As we approach the winter snowsports season, coaches and instructors will be planning their activities. When doing so it is vital that they keep in mind their:
- Licensed range of operation, and
- Working rights in respective countries
Every snowsports coaching and instructing qualification has a specified range of operation or remit. Coaches and instructors are only authorised to operate within that remit. For example, an instructor holding a qualification exclusively for use at UK artificial centres is not licensed or insured to operate in a mountain environment in the European Union.
In addition to a specified range of operation, coaches and instructors are only authorised to operate in countries where, as UK citizens, they can do so legally. Any coach or instructor who hopes to operate outside of the U.K. must ensure that they have working rights in their host country before undertaking work.
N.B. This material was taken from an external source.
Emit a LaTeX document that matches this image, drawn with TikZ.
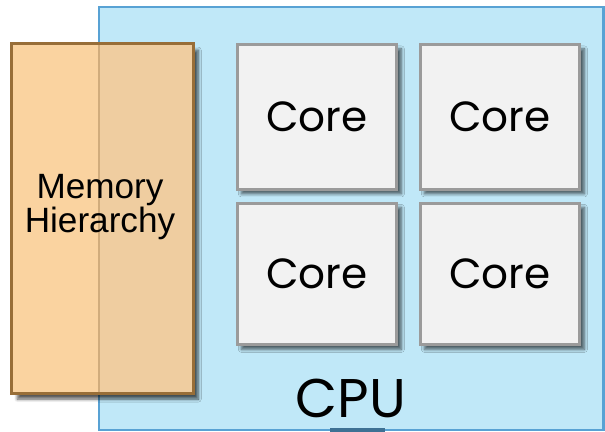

Whilst this has always been the case, it is even more incumbent upon members post-Brexit to check that their planned activity is approved in the country or region where they intend to work. Before Brexit, UK citizens had working rights across the EU; it is now the case that the working rights for UK citizens are determined by each nation and in some cases by regions.
BASI and the Home Nations Governing Bodies have produced extensive guidance on this subject which can be found here. It remains the case that the position is fluid and whilst we have not been able to find definitive answers to every question, we are still working hard on this topic and will share any updates when we receive them from official channels.
Our clear advice is to ensure that you know the legality of working in a country before arranging activity.
Remember that if you operate outside of the range of operation of your qualification or contrary to local regulations, including working rights, any insurance you may hold from your qualifying body is highly likely to be void.